[START]

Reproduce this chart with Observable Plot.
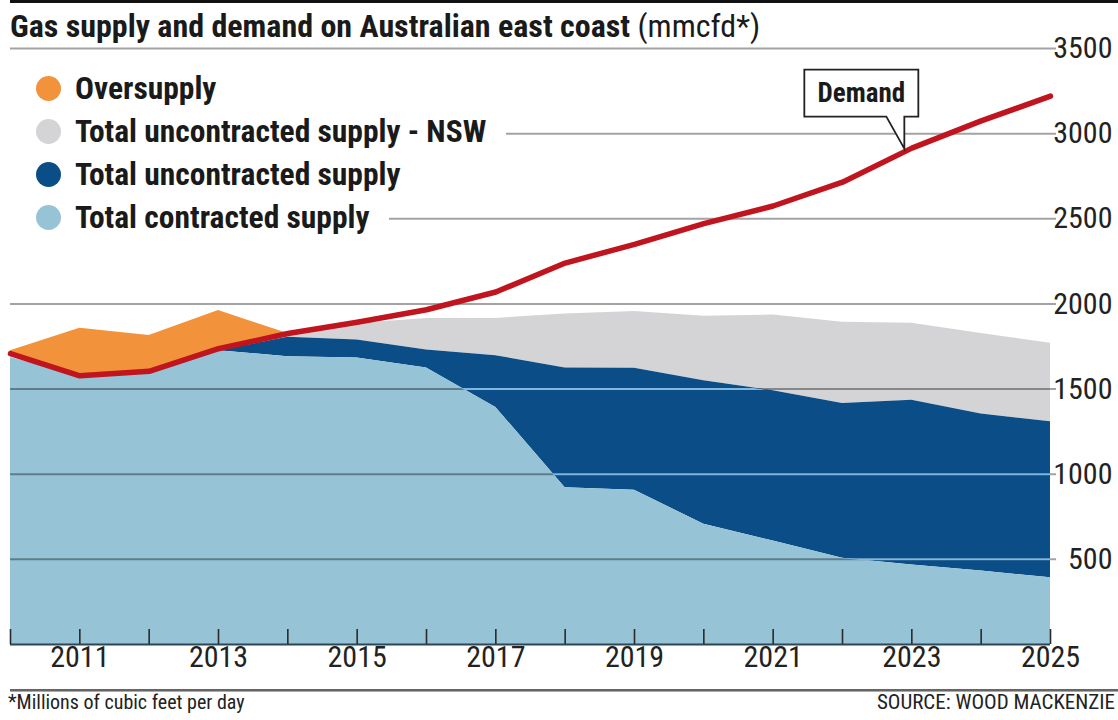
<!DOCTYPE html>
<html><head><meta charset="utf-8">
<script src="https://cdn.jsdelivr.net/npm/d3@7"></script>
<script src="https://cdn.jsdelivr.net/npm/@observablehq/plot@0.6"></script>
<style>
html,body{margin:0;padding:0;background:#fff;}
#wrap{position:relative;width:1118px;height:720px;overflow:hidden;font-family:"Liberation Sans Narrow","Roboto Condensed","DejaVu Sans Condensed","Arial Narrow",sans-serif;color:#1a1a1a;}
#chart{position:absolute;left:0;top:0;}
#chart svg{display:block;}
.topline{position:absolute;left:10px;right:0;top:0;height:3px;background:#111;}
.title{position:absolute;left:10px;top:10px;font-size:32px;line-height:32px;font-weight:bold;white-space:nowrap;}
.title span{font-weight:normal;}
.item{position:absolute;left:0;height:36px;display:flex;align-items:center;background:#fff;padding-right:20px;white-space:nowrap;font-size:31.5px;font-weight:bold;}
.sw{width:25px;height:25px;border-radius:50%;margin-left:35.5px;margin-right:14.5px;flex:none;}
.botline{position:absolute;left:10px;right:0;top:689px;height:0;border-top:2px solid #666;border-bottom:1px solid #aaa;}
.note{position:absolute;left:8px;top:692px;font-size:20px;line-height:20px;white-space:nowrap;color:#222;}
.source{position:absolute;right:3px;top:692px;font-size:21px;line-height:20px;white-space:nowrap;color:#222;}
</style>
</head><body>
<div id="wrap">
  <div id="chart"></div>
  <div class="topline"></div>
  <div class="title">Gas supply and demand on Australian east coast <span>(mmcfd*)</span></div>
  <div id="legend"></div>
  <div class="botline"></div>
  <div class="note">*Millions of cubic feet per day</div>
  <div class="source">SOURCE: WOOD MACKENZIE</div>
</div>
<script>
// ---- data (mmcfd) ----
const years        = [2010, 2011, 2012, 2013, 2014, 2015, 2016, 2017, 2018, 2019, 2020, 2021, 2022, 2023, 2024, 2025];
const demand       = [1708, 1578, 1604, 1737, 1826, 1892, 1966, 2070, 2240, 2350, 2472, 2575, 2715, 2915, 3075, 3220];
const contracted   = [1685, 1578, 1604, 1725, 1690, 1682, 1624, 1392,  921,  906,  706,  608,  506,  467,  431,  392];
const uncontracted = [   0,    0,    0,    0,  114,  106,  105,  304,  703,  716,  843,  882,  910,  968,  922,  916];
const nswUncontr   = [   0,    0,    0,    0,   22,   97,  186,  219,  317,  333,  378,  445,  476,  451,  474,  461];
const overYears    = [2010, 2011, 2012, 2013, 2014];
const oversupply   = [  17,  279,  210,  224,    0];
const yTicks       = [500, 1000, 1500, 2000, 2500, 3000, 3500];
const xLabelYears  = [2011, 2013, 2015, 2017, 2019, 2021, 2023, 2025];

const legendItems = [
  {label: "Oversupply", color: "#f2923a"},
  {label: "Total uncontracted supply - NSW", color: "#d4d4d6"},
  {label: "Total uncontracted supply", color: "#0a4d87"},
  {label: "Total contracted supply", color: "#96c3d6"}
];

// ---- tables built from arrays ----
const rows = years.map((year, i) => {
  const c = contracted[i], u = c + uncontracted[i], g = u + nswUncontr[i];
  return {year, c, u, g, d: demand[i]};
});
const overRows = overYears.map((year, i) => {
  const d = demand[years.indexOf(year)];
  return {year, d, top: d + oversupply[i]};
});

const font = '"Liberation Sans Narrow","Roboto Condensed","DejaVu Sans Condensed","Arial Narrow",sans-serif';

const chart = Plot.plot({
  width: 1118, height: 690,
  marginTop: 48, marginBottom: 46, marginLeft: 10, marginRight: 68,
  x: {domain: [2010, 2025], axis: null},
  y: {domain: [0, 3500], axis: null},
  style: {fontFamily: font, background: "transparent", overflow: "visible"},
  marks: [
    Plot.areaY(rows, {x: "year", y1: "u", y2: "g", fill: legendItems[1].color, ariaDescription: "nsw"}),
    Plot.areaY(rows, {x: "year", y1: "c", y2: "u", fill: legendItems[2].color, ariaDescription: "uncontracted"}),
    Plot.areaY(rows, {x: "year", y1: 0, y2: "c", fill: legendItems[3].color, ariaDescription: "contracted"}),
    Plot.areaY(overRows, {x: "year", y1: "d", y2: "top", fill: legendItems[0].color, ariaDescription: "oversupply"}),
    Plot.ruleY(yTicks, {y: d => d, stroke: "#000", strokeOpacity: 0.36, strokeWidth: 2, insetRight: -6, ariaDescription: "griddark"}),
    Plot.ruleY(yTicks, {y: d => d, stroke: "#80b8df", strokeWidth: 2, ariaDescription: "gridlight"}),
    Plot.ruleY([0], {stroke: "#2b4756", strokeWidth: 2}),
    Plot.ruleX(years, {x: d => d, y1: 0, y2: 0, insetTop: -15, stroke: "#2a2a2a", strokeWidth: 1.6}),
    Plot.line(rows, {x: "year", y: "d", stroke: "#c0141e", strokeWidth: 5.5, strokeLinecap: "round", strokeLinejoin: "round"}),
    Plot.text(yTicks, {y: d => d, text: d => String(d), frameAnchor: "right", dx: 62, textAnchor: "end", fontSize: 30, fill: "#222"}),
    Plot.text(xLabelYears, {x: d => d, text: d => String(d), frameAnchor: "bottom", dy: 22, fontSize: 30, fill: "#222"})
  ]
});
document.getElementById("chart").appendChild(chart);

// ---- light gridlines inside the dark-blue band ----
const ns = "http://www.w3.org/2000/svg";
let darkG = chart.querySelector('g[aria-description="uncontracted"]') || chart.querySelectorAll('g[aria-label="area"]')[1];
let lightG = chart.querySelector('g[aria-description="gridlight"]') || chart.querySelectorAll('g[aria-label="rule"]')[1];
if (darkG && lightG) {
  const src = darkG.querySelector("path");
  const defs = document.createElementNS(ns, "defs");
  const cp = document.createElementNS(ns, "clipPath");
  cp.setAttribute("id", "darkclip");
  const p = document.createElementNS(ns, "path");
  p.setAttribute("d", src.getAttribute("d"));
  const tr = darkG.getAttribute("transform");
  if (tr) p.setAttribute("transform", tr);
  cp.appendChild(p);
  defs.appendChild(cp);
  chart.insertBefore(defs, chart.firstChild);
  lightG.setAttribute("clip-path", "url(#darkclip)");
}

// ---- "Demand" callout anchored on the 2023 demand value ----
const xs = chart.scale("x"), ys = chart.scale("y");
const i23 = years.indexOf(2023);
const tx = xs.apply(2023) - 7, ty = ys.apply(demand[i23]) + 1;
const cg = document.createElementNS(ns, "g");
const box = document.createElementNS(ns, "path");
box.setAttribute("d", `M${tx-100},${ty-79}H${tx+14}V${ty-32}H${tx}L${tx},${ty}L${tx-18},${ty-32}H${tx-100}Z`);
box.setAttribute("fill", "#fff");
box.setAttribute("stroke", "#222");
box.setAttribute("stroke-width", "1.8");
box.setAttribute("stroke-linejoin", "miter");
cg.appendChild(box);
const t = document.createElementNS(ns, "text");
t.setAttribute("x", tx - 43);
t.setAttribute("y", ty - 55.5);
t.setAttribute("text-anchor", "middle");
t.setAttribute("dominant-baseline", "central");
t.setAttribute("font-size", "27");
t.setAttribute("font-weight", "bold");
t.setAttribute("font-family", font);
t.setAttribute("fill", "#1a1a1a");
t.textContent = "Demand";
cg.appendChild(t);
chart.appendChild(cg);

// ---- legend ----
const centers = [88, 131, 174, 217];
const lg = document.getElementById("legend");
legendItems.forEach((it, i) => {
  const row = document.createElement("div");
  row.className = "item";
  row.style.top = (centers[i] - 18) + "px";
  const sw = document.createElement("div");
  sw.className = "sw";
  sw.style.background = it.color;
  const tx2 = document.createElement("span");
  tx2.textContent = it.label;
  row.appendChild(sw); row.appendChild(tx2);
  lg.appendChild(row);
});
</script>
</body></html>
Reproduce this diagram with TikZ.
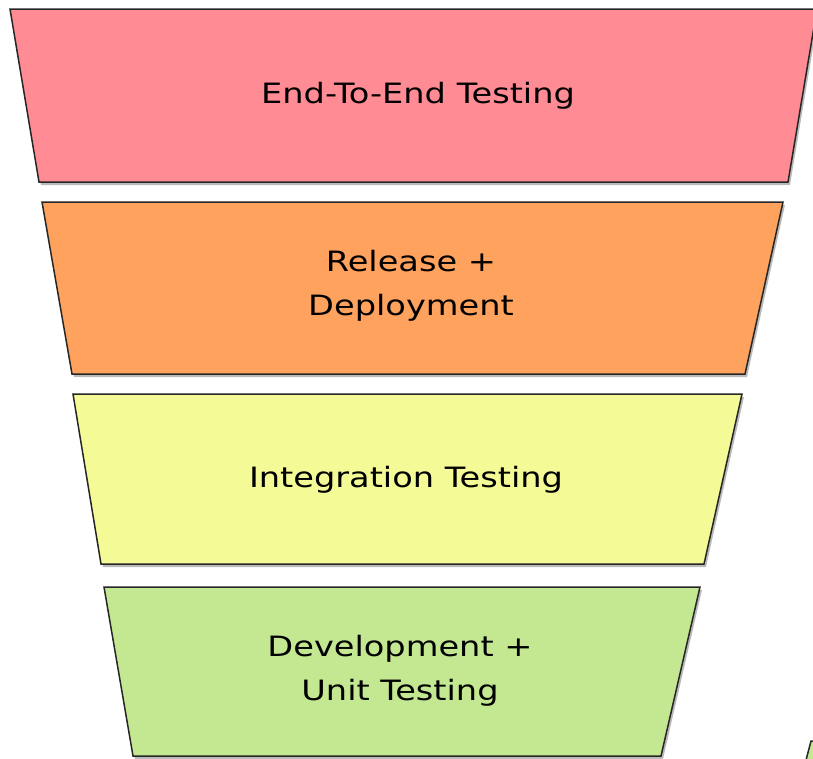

[END]

* _Short exercise_
Go over the records above line by line and count those holding the word "chart". Reply only with the number.

* _Final result_
11